Гитлер и другие идеологи национал-социализма отвергли важнейшую для дарвинизма идею о происхождении человека от животных предков, и вот почему. Их отношение к «высшей арийской расе» исполнено священного трепета. Они утверждали, что «арийские добродетели» испокон веков присущи их носителям и никак не могли быть унаследованы от какой-нибудь «низшей расы» {267}. Фактически они отрицали то, что человеческие расы возникли в ходе эволюции. Тем более нацистам претила мысль о возможности происхождения «белокурой арийской бестии» от «вонючего и безобразного» обезьяноподобного предка. В следующей главе я расскажу о приключениях мистера Дарвина в стране большевиков, о том, как в Советской России из него сделали интеллектуальную икону и окружили (правда, больше на словах, чем на деле) невиданным в других странах почитанием.
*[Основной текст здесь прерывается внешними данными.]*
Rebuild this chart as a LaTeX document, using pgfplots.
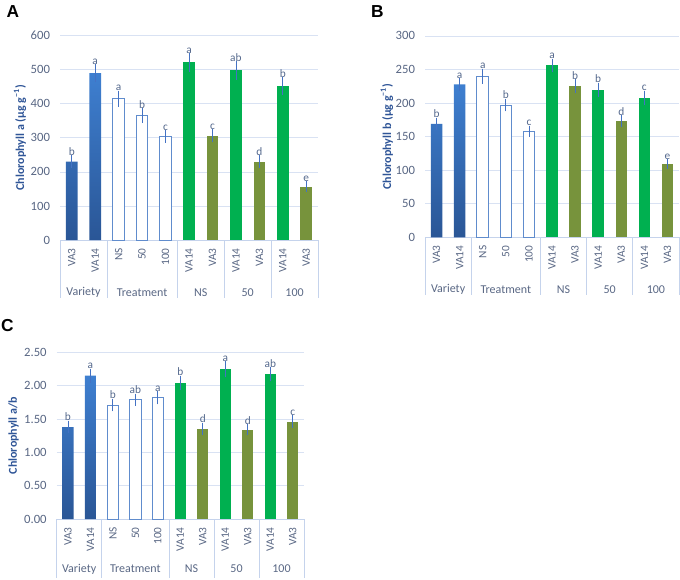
\documentclass[border=0pt]{standalone}
\usepackage{fontspec}
\setmainfont{Carlito}
\newfontfamily\arialf{Liberation Sans}
\usepackage{pgfplots}
\usepackage{pgfplotstable}
\pgfplotsset{compat=1.18}
\definecolor{tickc}{RGB}{89,103,132}
\definecolor{labc}{RGB}{47,85,151}
\definecolor{letc}{RGB}{84,104,140}
\definecolor{gridc}{RGB}{217,226,243}
\definecolor{sepc}{RGB}{197,211,236}
\definecolor{errc}{RGB}{68,114,196}
\definecolor{vtop}{RGB}{62,127,208}
\definecolor{vbot}{RGB}{42,86,150}
\definecolor{wline}{RGB}{96,140,205}
\definecolor{gA}{RGB}{0,176,80}
\definecolor{gB}{RGB}{119,147,60}

\pgfplotstableread{
x y e lab
0 230 10 b
1 490 18 a
2 415 15 a
3 365 13 b
4 305 10 c
5 522 19 a
6 306 10 c
7 498 18 ab
8 230 10 d
9 452 18 b
10 157 7 e
}\dataA
\pgfplotstableread{
x y e lab
0 169 5 b
1 228 5 a
2 240 7 a
3 197 5 b
4 158 4 c
5 256 6 a
6 225 6 b
7 220 6 b
8 173 5 d
9 208 6 c
10 109 3 e
}\dataB
\pgfplotstableread{
x y e lab
0 1.38 0.05 b
1 2.15 0.06 a
2 1.71 0.05 b
3 1.79 0.045 ab
4 1.82 0.055 a
5 2.045 0.06 b
6 1.35 0.05 d
7 2.25 0.075 a
8 1.34 0.04 d
9 2.17 0.06 ab
10 1.46 0.05 c
}\dataC

\tikzset{
  sep/.style={draw=sepc, line width=0.6pt},
  grp/.style={font=\fontsize{9}{10}\selectfont, text=tickc},
}
\pgfplotsset{
  panel/.style={
    scale only axis, clip=false,
    xmin=-0.5, xmax=10.5, ymin=0,
    xtick={0,...,10},
    xticklabels={VA3,VA14,NS,50,100,VA14,VA3,VA14,VA3,VA14,VA3},
    xticklabel style={rotate=90, anchor=east, inner sep=0pt,
      font=\fontsize{8.5}{9}\selectfont, text=tickc},
    xticklabel shift=6pt,
    yticklabel style={font=\fontsize{9.5}{10}\selectfont, text=tickc},
    yticklabel shift=4pt,
    /pgf/number format/assume math mode=true,
    axis x line*=bottom, axis y line*=left,
    x axis line style={draw=sepc, line width=0.6pt},
    y axis line style={draw=none},
    major tick length=0pt, tick style={draw=none},
    ymajorgrids, major grid style={draw=gridc, line width=0.6pt},
    ylabel style={anchor=center, font=\bfseries\fontsize{9}{10}\selectfont, text=labc},
  },
  vbar/.style={ybar, bar width=0.5, bar shift=0pt, draw=none, top color=vtop, bottom color=vbot},
  wbar/.style={ybar, bar width=0.5, bar shift=0pt, draw=wline, fill=white, line width=0.7pt},
  g14bar/.style={ybar, bar width=0.5, bar shift=0pt, draw=none, fill=gA},
  g3bar/.style={ybar, bar width=0.5, bar shift=0pt, draw=none, fill=gB},
  errplot/.style={draw=none, mark=none,
    error bars/.cd, y dir=both, y explicit, error mark=-,
    error bar style={draw=errc, line width=0.6pt},
    error mark options={rotate=0, draw=errc, mark size=2.2pt, line width=0.6pt}},
  letplot/.style={only marks, mark=*, mark size=0pt, mark options={draw=none, fill=none},
    nodes near coords, point meta=explicit symbolic,
    nodes near coords style={anchor=south, inner sep=1.8pt, font=\fontsize{8.5}{9}\selectfont, text=letc}},
}

\newcommand\groupdeco[2]{%
  \draw[sep] (axis cs:-0.5,0) -- ([yshift=-#1]axis cs:-0.5,0);
  \draw[sep] (axis cs:1.5,0) -- ([yshift=-#1]axis cs:1.5,0);
  \draw[sep] (axis cs:4.5,0) -- ([yshift=-#1]axis cs:4.5,0);
  \draw[sep] (axis cs:6.5,0) -- ([yshift=-#1]axis cs:6.5,0);
  \draw[sep] (axis cs:8.5,0) -- ([yshift=-#1]axis cs:8.5,0);
  \draw[sep] (axis cs:10.5,0) -- ([yshift=-#1]axis cs:10.5,0);
  \node[grp] at ([yshift=-#2]axis cs:0.5,0) {Variety};
  \node[grp] at ([yshift=-#2]axis cs:3,0) {Treatment};
  \node[grp] at ([yshift=-#2]axis cs:5.5,0) {NS};
  \node[grp] at ([yshift=-#2]axis cs:7.5,0) {50};
  \node[grp] at ([yshift=-#2]axis cs:9.5,0) {100};
}

\newcommand\panelplots[1]{%
  \addplot[vbar, restrict x to domain=0:1] table[x=x,y=y]{#1};
  \addplot[wbar, restrict x to domain=2:4] table[x=x,y=y]{#1};
  \addplot[g14bar, restrict x to domain=5:5] table[x=x,y=y]{#1};
  \addplot[g14bar, restrict x to domain=7:7] table[x=x,y=y]{#1};
  \addplot[g14bar, restrict x to domain=9:9] table[x=x,y=y]{#1};
  \addplot[g3bar, restrict x to domain=6:6] table[x=x,y=y]{#1};
  \addplot[g3bar, restrict x to domain=8:8] table[x=x,y=y]{#1};
  \addplot[g3bar, restrict x to domain=10:10] table[x=x,y=y]{#1};
  \addplot[errplot] table[x=x,y=y,y error=e]{#1};
  \addplot[letplot] table[x=x, y expr=\thisrow{y}+\thisrow{e}, meta=lab]{#1};
}

\begin{document}
\begin{tikzpicture}
\useasboundingbox (0,0) rectangle (510pt,434.25pt);

% Panel A
\begin{axis}[panel, at={(45pt,254.25pt)}, anchor=south west,
  width=193.5pt, height=153.2pt, ymax=600, ytick={0,100,...,600},
  ylabel={Chlorophyll a (µg g\textsuperscript{−1})},
  ylabel style={at={(axis description cs:-0.155,0.5)}}]
\panelplots{\dataA}
\groupdeco{43.5pt}{39.5pt}
\end{axis}

% Panel B
\begin{axis}[panel, at={(318.75pt,256.3pt)}, anchor=south west,
  width=190.5pt, height=151pt, ymax=300, ytick={0,50,...,300},
  ylabel={Chlorophyll b (µg g\textsuperscript{−1})},
  ylabel style={at={(axis description cs:-0.15,0.5)}}]
\panelplots{\dataB}
\groupdeco{43.5pt}{39pt}
\end{axis}

% Panel C
\begin{axis}[panel, at={(42.5pt,45pt)}, anchor=south west,
  width=185.5pt, height=125pt, ymax=2.5, ytick={0,0.5,...,2.5},
  yticklabel style={/pgf/number format/.cd, fixed, fixed zerofill, precision=2},
  ylabel={Chlorophyll a/b},
  ylabel style={at={(axis description cs:-0.174,0.5)}}]
\panelplots{\dataC}
\groupdeco{44pt}{37.5pt}
\end{axis}

\node[font=\arialf\bfseries\fontsize{13}{14}\selectfont] at (9.75pt,425.25pt) {A};
\node[font=\arialf\bfseries\fontsize{13}{14}\selectfont] at (283.1pt,425.25pt) {B};
\node[font=\arialf\bfseries\fontsize{13}{14}\selectfont] at (5.6pt,189.75pt) {C};
\end{tikzpicture}
\end{document}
В нацистской Германии к Дарвину относились без особенного пиетета. Его эволюционную теорию преподавали в немецких университетах, но адепты национал-социализма вслед за своим фюрером провозглашали божественное происхождение человека. В Германии работали десятки первоклассных эволюционистов, сумевших продолжить свои исследования при нацистском режиме, но нашлось и немало биологов, яростно нападавших на дарвинизм, доказывая, что он противоречит «народно-биологической позиции национал-социализма» {268}. По подсчетам историков, 58 % немецких биологов были членами Национал-социалистической немецкой рабочей партии (НСДАП), но лишь немногие вступили в нее по идейным соображениям, до прихода Гитлера к власти {269}. Такие считались наиболее твердыми в их нацистской вере. Большинство же ученых «мимикрировало», приспосабливаясь к новой обстановке в стране, чтобы обеспечить себе спокойное существование и возможность работать. Это, конечно, не относится к биологам еврейского происхождения, вынужденным бежать из страны.